An example of neither open nor closed set

$[0,1)$

It is not open because there is no $\epsilon > 0$ such that $(0-\epsilon,0+\epsilon) \subseteq [0,1)$.

It is not closed because $1$ is a limit point of the set which is not contained in it.

For a slightly more exotic example, the rationals, $\mathbb{Q}$.

They are not open because any interval about a rational point $r$, $(r-\epsilon,r+\epsilon)$, contains an irrational point.

They are not closed because every irrational point is the limit of a sequence of rational points. If $s$ is irrational, consider the sequence $\left\{ \dfrac{\lfloor10^n s\rfloor}{10^n} \right\}.$

Let $A = \{\frac{1}{n} : n \in \mathbb{N}\}$.

$A$ is not closed since $0$ is a limit point of $A$, but $0 \notin A$.

$A$ is not open since every ball around any point contains a point in $\mathbb{R} - A$.

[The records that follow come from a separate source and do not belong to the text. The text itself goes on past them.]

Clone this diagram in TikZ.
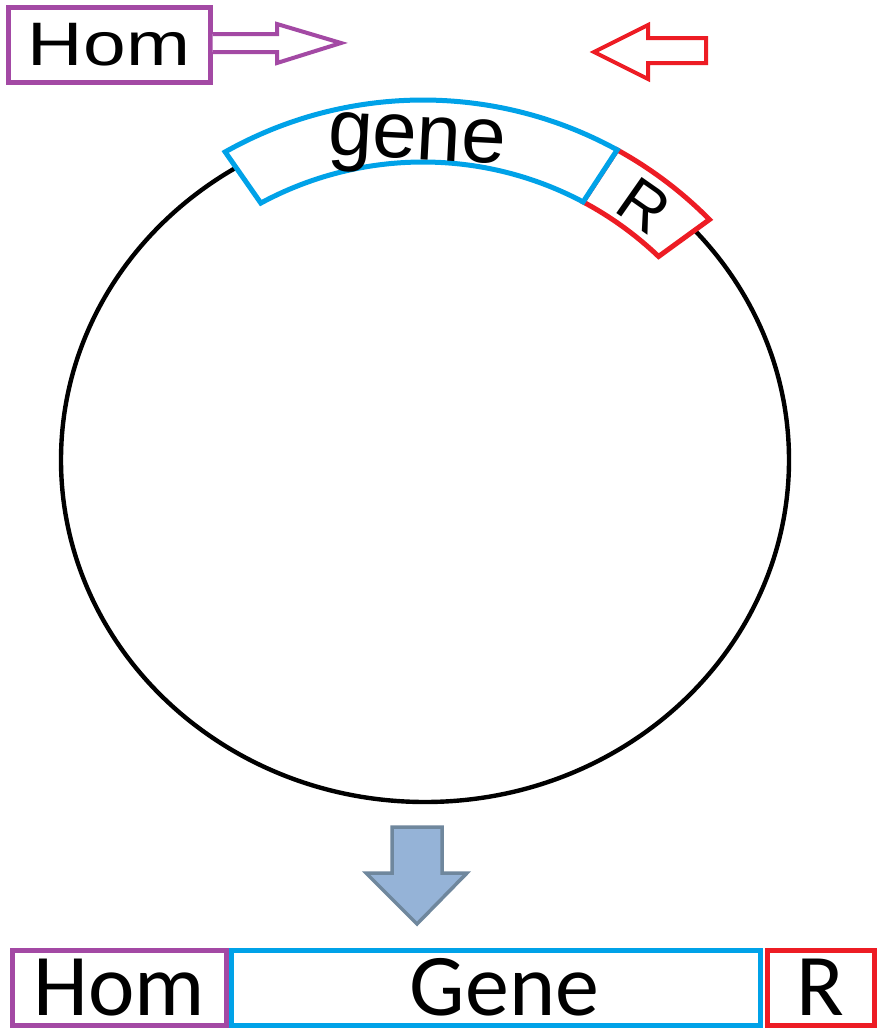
\documentclass[tikz,border=0pt]{standalone}
\usepackage{fontspec}
\usepackage{graphicx}
\setmainfont{Liberation Sans}
\newfontfamily\calib{Carlito}
\definecolor{hompurple}{HTML}{A349A4}
\definecolor{geneblue}{HTML}{00A2E8}
\definecolor{resred}{HTML}{ED1C24}
\definecolor{arrowfill}{HTML}{95B3D7}
\definecolor{arrowedge}{HTML}{6F879D}
\begin{document}
\begin{tikzpicture}[x=0.5pt,y=0.5pt,
  boxline/.style={line width=2.5pt, inner sep=0pt, fill=white},
  botbox/.style={boxline, minimum height=37.5pt, font=\calib\fontsize{44}{44}\selectfont},
  blockarrow/.style={line width=2pt, line join=miter, fill=white},
  band/.style={line width=2.5pt, line join=miter, fill=white}]
\useasboundingbox (0,0) rectangle (877,-1028);
\fill[white] (0,0) rectangle (877,-1028);

% top labels and primer arrows
\node[boxline, draw=hompurple, minimum width=101pt, minimum height=37.5pt,
      font=\fontsize{30.7}{30.7}\selectfont] (homtop) at (109,-44.5) {\scalebox{1.25}[1]{Hom}};
\draw[blockarrow, draw=hompurple] (homtop.east |- 0,-34) -- (277,-34) -- (277,-24) -- (341,-43)
      -- (277,-63) -- (277,-52) -- (homtop.east |- 0,-52);
\draw[blockarrow, draw=resred] (594,-52) -- (648,-25) -- (648,-38) -- (706,-38) -- (706,-63)
      -- (648,-63) -- (648,-79) -- cycle;

% plasmid
\coordinate (pc) at (425,-460);
\draw[line width=2.2pt] (pc) ellipse [x radius=364, y radius=342];
\coordinate (bc) at (423,-503);
\draw[band, draw=resred] ([shift={(61.2:403)}]bc) arc[start angle=61.2, end angle=44.7, radius=403]
      -- ([shift={(46.3:341)}]bc) arc[start angle=46.3, end angle=62, radius=341] -- cycle;
\draw[band, draw=geneblue] ([shift={(119.4:403)}]bc) arc[start angle=119.4, end angle=61.2, radius=403]
      -- ([shift={(62:341)}]bc) arc[start angle=62, end angle=118.4, radius=341] -- cycle;
\node[font=\fontsize{40}{40}\selectfont, rotate=-3, anchor=base, inner sep=0pt] (genetxt) at (416,-159) {gene};
\node[font=\fontsize{32}{32}\selectfont, rotate=-35, inner sep=0pt] (rtxt) at (644,-206) {R};

% down arrow
\draw[line width=1.75pt, line join=miter, fill=arrowfill, draw=arrowedge]
  (392,-827) -- (442,-827) -- (442,-873) -- (467,-873) -- (417,-924) -- (366,-873) -- (392,-873) -- cycle;

% result construct
\node[botbox, draw=hompurple, minimum width=107pt] (hombot) at (119,-987.5) {Hom};
\node[botbox, draw=geneblue, minimum width=264.5pt] (genebot) at (495.5,-987.5) {\hspace*{9pt}Gene};
\node[botbox, draw=resred, minimum width=53.5pt] (rbot) at (820.5,-987.5) {R};
\end{tikzpicture}
\end{document}
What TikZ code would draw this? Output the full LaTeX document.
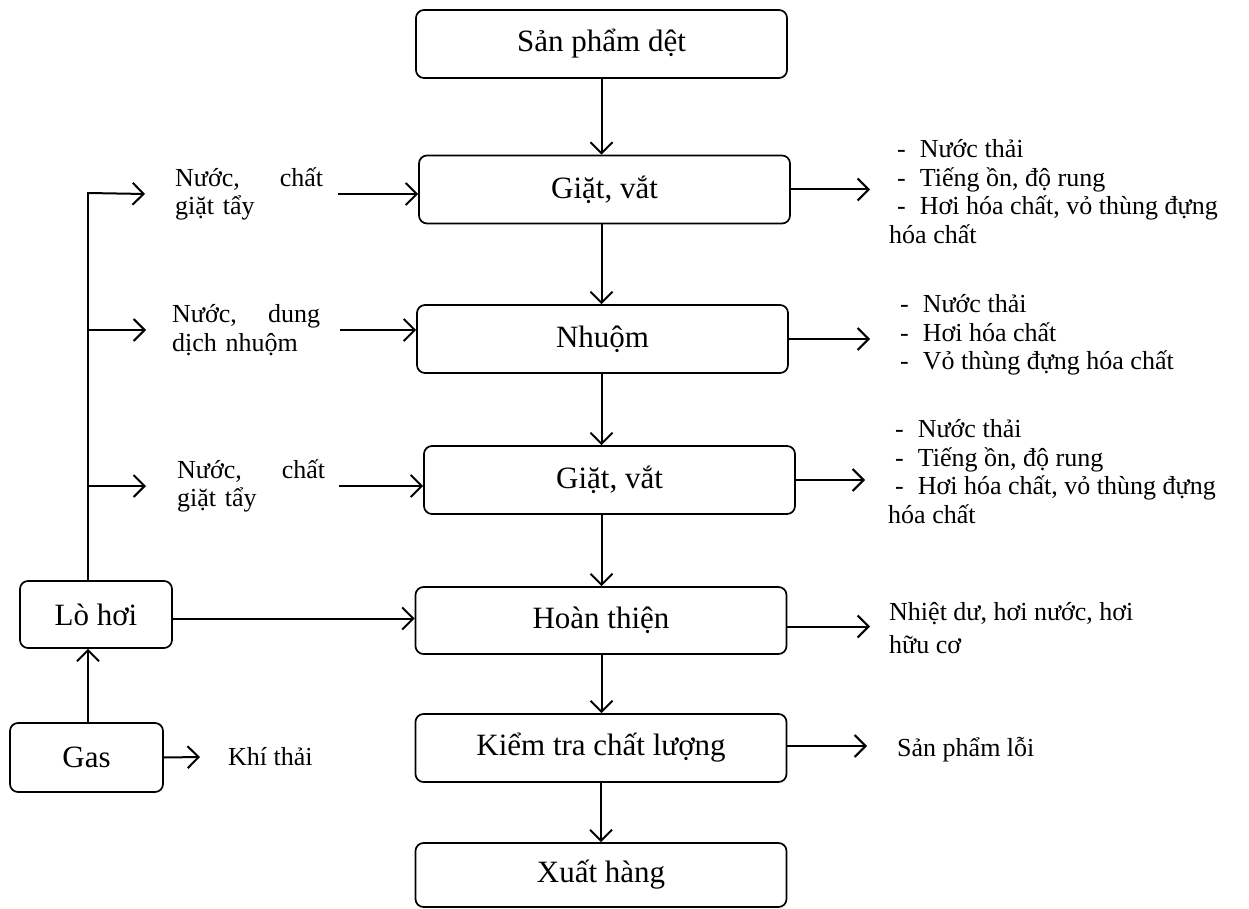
\documentclass[tikz,border=0pt]{standalone}
\usepackage{fontspec}
\setmainfont{Liberation Serif}
\usetikzlibrary{arrows.meta}
\begin{document}
\begin{tikzpicture}[x=1pt,y=-1pt,
  stage/.style={draw,rounded corners=8pt,line width=1.7pt,minimum width=371pt,
    minimum height=68pt,inner sep=0pt,font=\fontsize{31}{37}\selectfont},
  side/.style={inner sep=0pt,anchor=west,align=left,font=\fontsize{26}{28.5}\selectfont},
  feed/.style={side,text width=148pt},
  arr/.style={-{Straight Barb[length=11pt,width=22pt]},line width=2pt}]
  \useasboundingbox (0,0) rectangle (1249,909);

  \node [stage] (sp) at (601.5,44) {Sản phẩm dệt};
  \node [stage] (g1) at (604.5,189.5) {Giặt, vắt};
  \node [stage] (nh) at (602.5,339) {Nhuộm};
  \node [stage] (g2) at (609.5,480) {Giặt, vắt};
  \node [stage,minimum height=67pt] (ht) at (601,620.5) {Hoàn thiện};
  \node [stage] (kt) at (601,748) {Kiểm tra chất lượng};
  \node [stage,minimum height=64pt] (xh) at (601,875) {Xuất hàng};

  \node [stage,minimum width=152pt,minimum height=67pt] (lo) at (96,614.5) {Lò hơi};
  \node [stage,minimum width=153pt,minimum height=69pt] (gas) at (86.5,757.5) {Gas};

  \node [feed] (in1) at (175,194) {Nước,\hfill chất\\giặt tẩy};
  \node [feed] (in2) at (172,330) {Nước,\hfill dung\\dịch nhuộm};
  \node [feed] (in3) at (177,486) {Nước,\hfill chất\\giặt tẩy};

  \node [side] (out1) at (889,191.5) {\hspace*{8pt}-\hspace{14pt}Nước thải\\
    \hspace*{8pt}-\hspace{14pt}Tiếng ồn, độ rung\\
    \hspace*{8pt}-\hspace{14pt}Hơi hóa chất, vỏ thùng đựng\\hóa chất};
  \node [side] (out2) at (889,335) {\hspace*{11pt}-\hspace{14pt}Nước thải\\
    \hspace*{11pt}-\hspace{14pt}Hơi hóa chất\\
    \hspace*{11pt}-\hspace{14pt}Vỏ thùng đựng hóa chất};
  \node [side] (out3) at (888,471.5) {\hspace*{7pt}-\hspace{14pt}Nước thải\\
    \hspace*{7pt}-\hspace{14pt}Tiếng ồn, độ rung\\
    \hspace*{7pt}-\hspace{14pt}Hơi hóa chất, vỏ thùng đựng\\hóa chất};
  \node [side] (out4) at (889,628) {Nhiệt dư, hơi nước, hơi\\[4.5pt]hữu cơ};
  \node [side] (out5) at (897,750) {Sản phẩm lỗi};
  \node [side] (khi) at (228,757) {Khí thải};

  \coordinate (bus) at (88,193);

  \draw [arr] (sp.south) -- (sp.south |- g1.north);
  \draw [arr] (g1.south -| sp.south) -- (sp.south |- nh.north);
  \draw [arr] (nh.south -| sp.south) -- (sp.south |- g2.north);
  \draw [arr] (g2.south -| sp.south) -- (sp.south |- ht.north);
  \draw [arr] (ht.south -| sp.south) -- (sp.south |- kt.north);
  \draw [arr] (kt.south) -- (xh.north);

  \draw [arr] ([xshift=15pt]in1.east) -- (in1.east -| g1.west);
  \draw [arr] ([xshift=20pt]in2.east) -- (in2.east -| nh.west);
  \draw [arr] ([xshift=14pt]in3.east) -- (in3.east -| g2.west);

  \draw [line width=1.1pt] (lo.north -| bus) -- ([yshift=1pt]bus);
  \draw [arr] (bus) -- ([xshift=-30pt]in1.west);
  \draw [arr] (bus |- in2.west) -- ([xshift=-26pt]in2.west);
  \draw [arr] (bus |- in3.west) -- ([xshift=-31pt]in3.west);

  \draw [arr] (gas.north -| bus) -- (lo.south -| bus);
  \draw [arr] (gas.east) -- ([xshift=-28pt]khi.west);
  \draw [arr] ([yshift=-4pt]lo.east) -- ([yshift=-4pt]lo.east -| ht.west);

  \draw [arr] (g1.east) -- ([xshift=-19pt]out1.west |- g1.east);
  \draw [arr] (nh.east) -- ([xshift=-19pt]out2.west |- nh.east);
  \draw [arr] (g2.east) -- ([xshift=-23pt]out3.west |- g2.east);
  \draw [arr] ([yshift=-6pt]ht.east) -- ([xshift=-19pt,yshift=-6pt]out4.west |- ht.east);
  \draw [arr] ([yshift=2pt]kt.east) -- ([xshift=-30pt,yshift=2pt]out5.west |- kt.east);
\end{tikzpicture}
\end{document}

Take $\mathbb{R}$ with the finite complement topology - that is, the open sets are exactly those with finite complement. Then $[0,1]$ is neither open nor closed. It is not open since $\mathbb{R}\setminus [0,1]=(-\infty,0) \cup (1,\infty)$ is not finite, and it is not closed since its complement, $(-\infty,0) \cup (1,\infty)$, is not open, as just demonstrated.

The interval $\left ( 0,1 \right )$ as a subset of $\mathbb{R}^{2}$, that is $\left \{ \left ( x,0 \right ) \in \mathbb{R}^{2}: x \in \left ( 0,1 \right )\right \}$ is neither open nor closed because none of its points are interior points and $\left ( 1,0 \right )$ is a limit point not in the set.